Why is it that this devastation visited by the Saudis et al on the people of Yemen is known by so few?
The answer is that the global status quo does not consider many as precious. We have witnessed by way of the ample media coverage of the Ukraine conflict that some neighbours are barring entry for non-White refugees.
Sarah Leah Whitson is the executive director of the organisation called Dawn, which was founded by the late journalist Jamal Khashoggi, who was brutally assassinated in Saudi Arabia’s embassy in Turkey. She is campaigning for the status quo to “balance the playing field” in addressing these wars. While she notes that the Saudis effectively undermine media access, she contends that “racism is rearing its ugly head” in this regard so that cruelty against Ukraine is called out by government leaders of the West, but the same devastations visited upon Yemen is being overlooked by the vast majority of them.
This difference is seen in the United States president Joe Biden’s administration rightly encouraging an open-door policy for Ukrainian refugees, but flying hundreds of Haitian refugees back to the scene of their tragedy. This is so much of an injustice that the US Ambassador to Haiti resigned in protest.

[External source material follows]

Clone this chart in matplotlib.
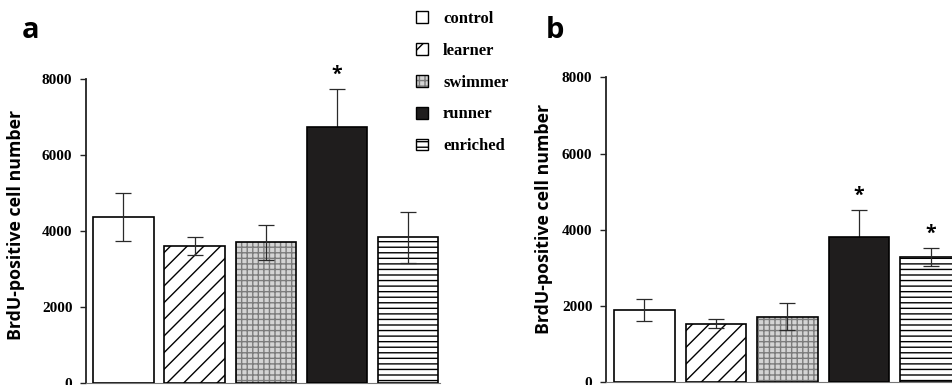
import matplotlib
matplotlib.use("Agg")
import matplotlib.pyplot as plt
from matplotlib.patches import Patch
from matplotlib.legend_handler import HandlerTuple

groups = ["control", "learner", "swimmer", "runner", "enriched"]
a_means = [4370, 3610, 3700, 6740, 3830]
a_errs = [630, 240, 470, 1000, 660]
a_stars = [False, False, False, True, False]
b_means = [1900, 1540, 1720, 3800, 3290]
b_errs = [280, 120, 360, 715, 240]
b_stars = [False, False, False, True, True]
yticks = [0, 2000, 4000, 6000, 8000]
ylabel = "BrdU-positive cell number"

plt.rcParams["hatch.linewidth"] = 1.0

styles = {
    "control": dict(face="white", hatch=None, hcol="black", err_z=4),
    "learner": dict(face="white", hatch="//", hcol="black", err_z=4),
    "swimmer": dict(face="#d4d4d4", hatch="+++", hcol="#7c7c7c", err_z=4),
    "runner": dict(face="#1f1d1d", hatch=None, hcol="black", err_z=1.5),
    "enriched": dict(face="white", hatch="---", hcol="black", err_z=4),
}

W, H = 953, 385
fig = plt.figure(figsize=(W / 100, H / 100), dpi=100)

serif_bold = dict(family="Liberation Serif", weight="bold")
sans = ["Open Sans", "DejaVu Sans"]


def panel(rect, means, errs, stars, xlim, lab_x, lab_y):
    ax = fig.add_axes(rect)
    xs = list(range(len(groups)))
    for x, g, m, e in zip(xs, groups, means, errs):
        st = styles[g]
        ax.bar(x, m, width=0.85, color=st["face"], edgecolor=st["hcol"],
               hatch=st["hatch"], linewidth=0, zorder=2)
        ax.bar(x, m, width=0.85, fill=False, edgecolor="black",
               linewidth=1.2, zorder=3)
        ax.errorbar([x], [m], yerr=[e], fmt="none", ecolor="#2a2a2a",
                    elinewidth=0.9, capsize=6, capthick=0.9, zorder=st["err_z"])
    for x, m, e, s in zip(xs, means, errs, stars):
        if s:
            ax.annotate("*", (x, m + e), xytext=(0, 10), textcoords="offset points",
                        ha="center", va="center", fontsize=14, fontweight="bold",
                        family=sans, annotation_clip=False)
    ax.set_xlim(*xlim)
    ax.set_ylim(0, 8000)
    ax.set_yticks(yticks)
    ax.set_yticklabels([str(t) for t in yticks], fontdict=dict(size=11, **serif_bold))
    ax.tick_params(axis="y", length=4.3, width=1.0, pad=5.5, color="#222222")
    ax.set_xticks([])
    for s in ("top", "right"):
        ax.spines[s].set_visible(False)
    ax.spines["left"].set_linewidth(1.3)
    ax.spines["left"].set_color("#222222")
    ax.spines["bottom"].set_linewidth(0.8)
    ax.spines["bottom"].set_color("#777777")
    ax.set_ylabel(ylabel, fontsize=12.8, fontweight="bold", family=sans)
    ax.yaxis.set_label_coords(lab_x, lab_y)
    ax.patch.set_visible(False)
    return ax


# panel a
ax_a = panel([86 / W, 2 / H, (440 - 86) / W, 304 / H], a_means, a_errs, a_stars,
             (-0.527, 4.45), -0.172, 0.52)
# panel b
ax_b = panel([606 / W, 2.7 / H, (980 - 606) / W, 305 / H], b_means, b_errs, b_stars,
             (-0.536, 4.69), -0.142, 0.535)

fig.text(22 / W, 1 - 38 / H, "a", fontsize=21, fontweight="bold", family=sans,
         va="baseline", ha="left")
fig.text(546 / W, 1 - 38 / H, "b", fontsize=21, fontweight="bold", family=sans,
         va="baseline", ha="left")

handles = []
for g in groups:
    st = styles[g]
    if g == "swimmer":
        handles.append((Patch(facecolor=st["face"], edgecolor=st["hcol"], hatch=st["hatch"], linewidth=0),
                        Patch(fill=False, edgecolor="black", linewidth=1.0)))
    else:
        handles.append(Patch(facecolor=st["face"], edgecolor="black", hatch=st["hatch"], linewidth=1.0))

fig.legend(handles, groups, loc="upper left", bbox_to_anchor=(416 / W, 1 - 11 / H),
           frameon=False, borderpad=0, borderaxespad=0, handlelength=0.72,
           handleheight=0.72, handletextpad=0.9, labelspacing=0.95,
           prop=dict(size=12, **serif_bold),
           handler_map={tuple: HandlerTuple(ndivide=1)})

fig.savefig("out.png", dpi=100)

These same Western leaders are framing their approach to challenges globally as one supporting democracy for all. However, the Saudis and UAE are some of the least democratic:
• Recall that prime Saudi campaigner for democracy was killed in that country’s embassy
• While basic democratic tenets are absent, women are especially disadvantaged
• Amnesty International has expressed heightened concern — on the back of 81 executions in Saudi Arabia — for the deeply flawed judicial system in that society where most are considered anything but precious
Ms Whitson points out that in this context, we have the West bargaining with the Saudis, balancing the plight of the children of Ukraine against the children of Yemen — this over the price of oil and the super profits to be earned by a few.
Ironically, the US Congress, on three occasions in the past few years, had limited and even eliminated American support for this brutal, Saudi-led war. However, the Biden Administration has recently “opened that gate”.
British prime minister Boris Johnson and Biden have arranged separate visits to Saudi Arabia within this fortnight. As four-year-olds can appreciate that all are precious, those leaders and the rest of us could actively live by that principle.